■ DATA IN THIS EXERCISE:
# # # #
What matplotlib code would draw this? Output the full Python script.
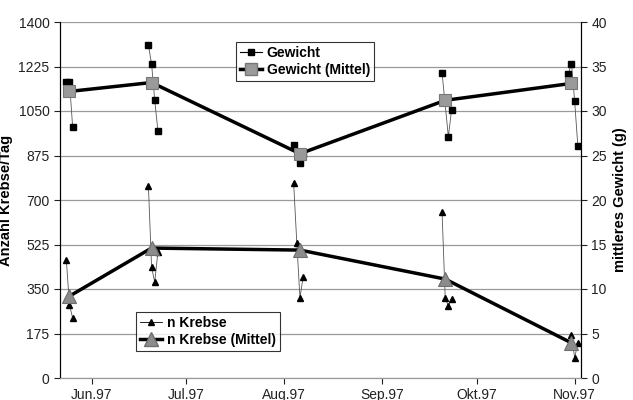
import matplotlib
matplotlib.use("Agg")
import matplotlib.pyplot as plt
import matplotlib.dates as mdates
import numpy as np
from matplotlib.lines import Line2D

plt.rcParams['font.family'] = ['Liberation Sans', 'DejaVu Sans']

# ---- data ----
# individual weight samples (g), grouped by sampling campaign
gew_dates = [["1997-05-24", "1997-05-25", "1997-05-26"],
             ["1997-06-19", "1997-06-20", "1997-06-21", "1997-06-22"],
             ["1997-08-04", "1997-08-06", "1997-08-07"],
             ["1997-09-20", "1997-09-22", "1997-09-23"],
             ["1997-10-30", "1997-10-31", "1997-11-01", "1997-11-02"]]
gew_values = [[33.3, 33.3, 28.2],
              [37.4, 35.3, 31.2, 27.8],
              [26.2, 24.2, 25.2],
              [34.3, 27.1, 30.1],
              [34.2, 35.3, 31.1, 26.1]]

# individual crayfish counts per day
kreb_dates = [["1997-05-24", "1997-05-25", "1997-05-26"],
              ["1997-06-19", "1997-06-20", "1997-06-21", "1997-06-22"],
              ["1997-08-04", "1997-08-05", "1997-08-06", "1997-08-07"],
              ["1997-09-20", "1997-09-21", "1997-09-22", "1997-09-23"],
              ["1997-10-31", "1997-11-01", "1997-11-02"]]
kreb_values = [[464, 287, 236],
               [755, 436, 377, 495],
               [767, 531, 315, 397],
               [653, 315, 283, 311],
               [169, 79, 138]]

mean_dates = ["1997-05-25", "1997-06-20", "1997-08-06", "1997-09-21", "1997-10-31"]
gew_mean = [32.2, 33.2, 25.2, 31.2, 33.1]
kreb_mean = [322, 511, 503, 389, 138]

month_ticks = ["1997-06-01", "1997-07-01", "1997-08-01", "1997-09-01", "1997-10-01", "1997-11-01"]
month_labels = ["Jun.97", "Jul.97", "Aug.97", "Sep.97", "Okt.97", "Nov.97"]

left_ticks = [0, 175, 350, 525, 700, 875, 1050, 1225, 1400]
right_ticks = [0, 5, 10, 15, 20, 25, 30, 35, 40]

# ---- helpers ----
def d(s):
    return np.datetime64(s)

def flatten_with_gaps(date_groups, value_groups):
    xs, ys = [], []
    for dg, vg in zip(date_groups, value_groups):
        for a, b in zip(dg, vg):
            xs.append(mdates.date2num(d(a)))
            ys.append(b)
        xs.append(np.nan)
        ys.append(np.nan)
    return np.array(xs), np.array(ys)

fig = plt.figure(figsize=(6.33, 4.0), dpi=100)
ax = fig.add_axes([0.0948, 0.055, 0.823, 0.89])
ax2 = ax.twinx()

# grid
ax.set_ylim(0, 1400)
ax.set_yticks(left_ticks)
ax.yaxis.grid(True, color="#9a9a9a", lw=0.9)
ax.set_axisbelow(True)
ax2.set_ylim(0, 40)
ax2.set_yticks(right_ticks)

# Krebse individual
kx, ky = flatten_with_gaps(kreb_dates, kreb_values)
ax.plot(kx, ky, color="#555555", lw=0.6, marker="^", ms=4.5,
        mfc="black", mec="black", zorder=3)
# Krebse mean
mx = [mdates.date2num(d(s)) for s in mean_dates]
ax.plot(mx, kreb_mean, color="black", lw=2.5, marker="^", ms=10,
        mfc="#8c8c8c", mec="#6e6e6e", mew=0.8, zorder=4)

# Gewicht individual
gx, gy = flatten_with_gaps(gew_dates, gew_values)
ax2.plot(gx, gy, color="#555555", lw=0.6, marker="s", ms=5,
         mfc="black", mec="black", zorder=3)
ax2.plot(mx, gew_mean, color="black", lw=2.5, marker="s", ms=9,
         mfc="#9a9a9a", mec="#777777", mew=0.8, zorder=4)

# x axis
ax.set_xlim(mdates.date2num(d("1997-05-22")), mdates.date2num(d("1997-11-03")))
ax.set_xticks([mdates.date2num(d(s)) for s in month_ticks])
ax.set_xticklabels(month_labels)

for a in (ax, ax2):
    a.spines["top"].set_visible(False)
    a.spines["left"].set_color("black")
    a.spines["right"].set_color("black")
    a.spines["bottom"].set_color("#9a9a9a")
    a.tick_params(labelsize=10, length=4, width=0.8, colors="#222222")

ax.set_ylabel("Anzahl Krebse/Tag", fontsize=10.5, fontweight="bold", labelpad=4)
ax2.set_ylabel("mittleres Gewicht (g)", fontsize=10.5, fontweight="bold", labelpad=4)

# legends
gew_handles = [Line2D([], [], color="black", lw=0.8, marker="s", ms=5, mfc="black", mec="black"),
               Line2D([], [], color="black", lw=2.5, marker="s", ms=9, mfc="#9a9a9a", mec="#777777")]
leg1 = ax2.legend(gew_handles, ["Gewicht", "Gewicht (Mittel)"],
                  loc="upper left", bbox_to_anchor=(0.338, 0.945),
                  frameon=True, fancybox=False, edgecolor="black",
                  prop={"weight": "bold", "size": 10}, handlelength=1.6,
                  handletextpad=0.3, borderpad=0.3, labelspacing=0.2,
                  borderaxespad=0)
leg1.get_frame().set_linewidth(0.8)
ax2.add_artist(leg1)

kre_handles = [Line2D([], [], color="black", lw=0.6, marker="^", ms=4.5, mfc="black", mec="black"),
               Line2D([], [], color="black", lw=2.5, marker="^", ms=10, mfc="#8c8c8c", mec="#6e6e6e")]
leg2 = ax2.legend(kre_handles, ["n Krebse", "n Krebse (Mittel)"],
                  loc="upper left", bbox_to_anchor=(0.146, 0.185),
                  frameon=True, fancybox=False, edgecolor="black",
                  prop={"weight": "bold", "size": 10}, handlelength=1.6,
                  handletextpad=0.3, borderpad=0.3, labelspacing=0.2,
                  borderaxespad=0)
leg2.get_frame().set_linewidth(0.8)

fig.savefig("out.png", dpi=100)
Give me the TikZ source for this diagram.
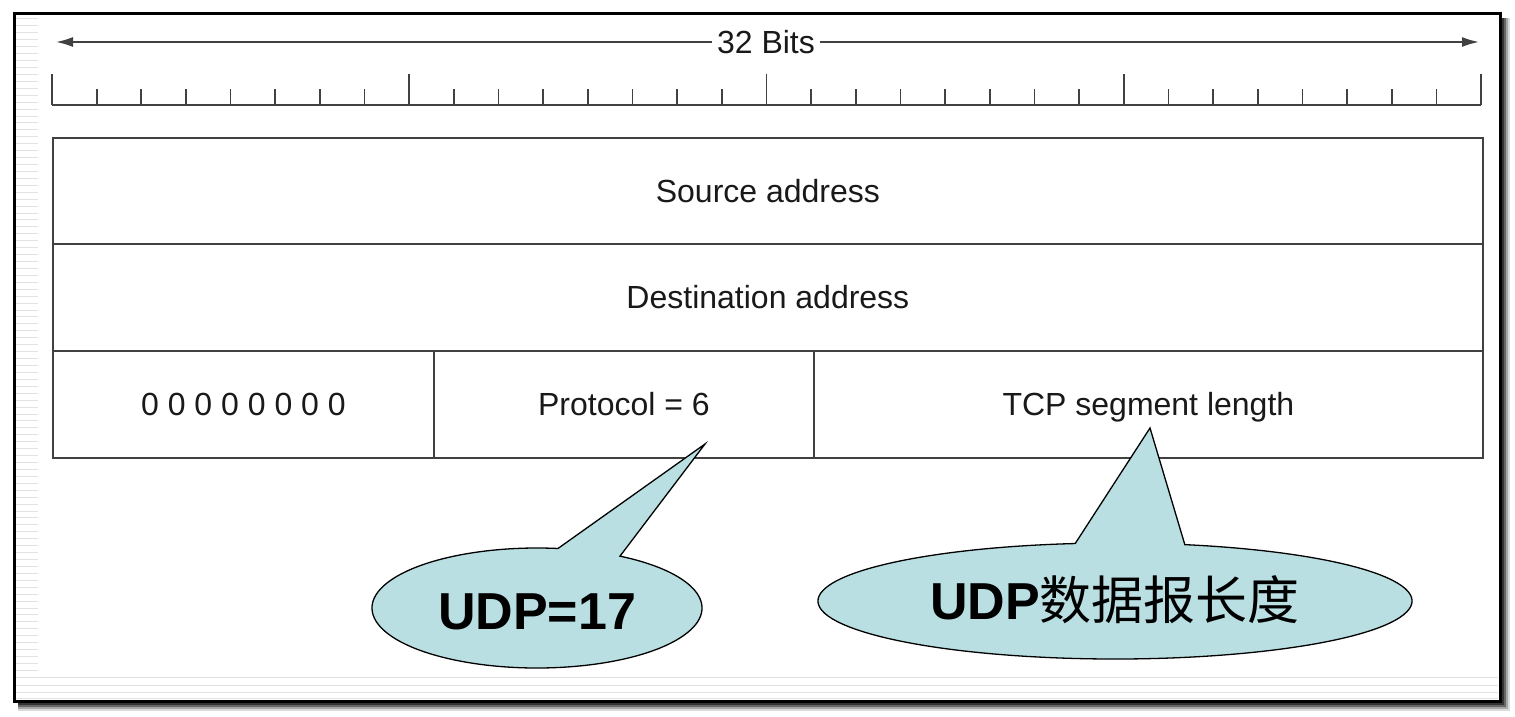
# # # #
■ YOUR TASK:
Leave out the pictures and repeat exactly the lines from the start of the material through the line that contains "[169, 79, 138]]", both included.

■ WRITTEN ANSWER:
What matplotlib code would draw this? Output the full Python script.
import matplotlib
matplotlib.use("Agg")
import matplotlib.pyplot as plt
import matplotlib.dates as mdates
import numpy as np
from matplotlib.lines import Line2D

plt.rcParams['font.family'] = ['Liberation Sans', 'DejaVu Sans']

# ---- data ----
# individual weight samples (g), grouped by sampling campaign
gew_dates = [["1997-05-24", "1997-05-25", "1997-05-26"],
             ["1997-06-19", "1997-06-20", "1997-06-21", "1997-06-22"],
             ["1997-08-04", "1997-08-06", "1997-08-07"],
             ["1997-09-20", "1997-09-22", "1997-09-23"],
             ["1997-10-30", "1997-10-31", "1997-11-01", "1997-11-02"]]
gew_values = [[33.3, 33.3, 28.2],
              [37.4, 35.3, 31.2, 27.8],
              [26.2, 24.2, 25.2],
              [34.3, 27.1, 30.1],
              [34.2, 35.3, 31.1, 26.1]]

# individual crayfish counts per day
kreb_dates = [["1997-05-24", "1997-05-25", "1997-05-26"],
              ["1997-06-19", "1997-06-20", "1997-06-21", "1997-06-22"],
              ["1997-08-04", "1997-08-05", "1997-08-06", "1997-08-07"],
              ["1997-09-20", "1997-09-21", "1997-09-22", "1997-09-23"],
              ["1997-10-31", "1997-11-01", "1997-11-02"]]
kreb_values = [[464, 287, 236],
               [755, 436, 377, 495],
               [767, 531, 315, 397],
               [653, 315, 283, 311],
               [169, 79, 138]]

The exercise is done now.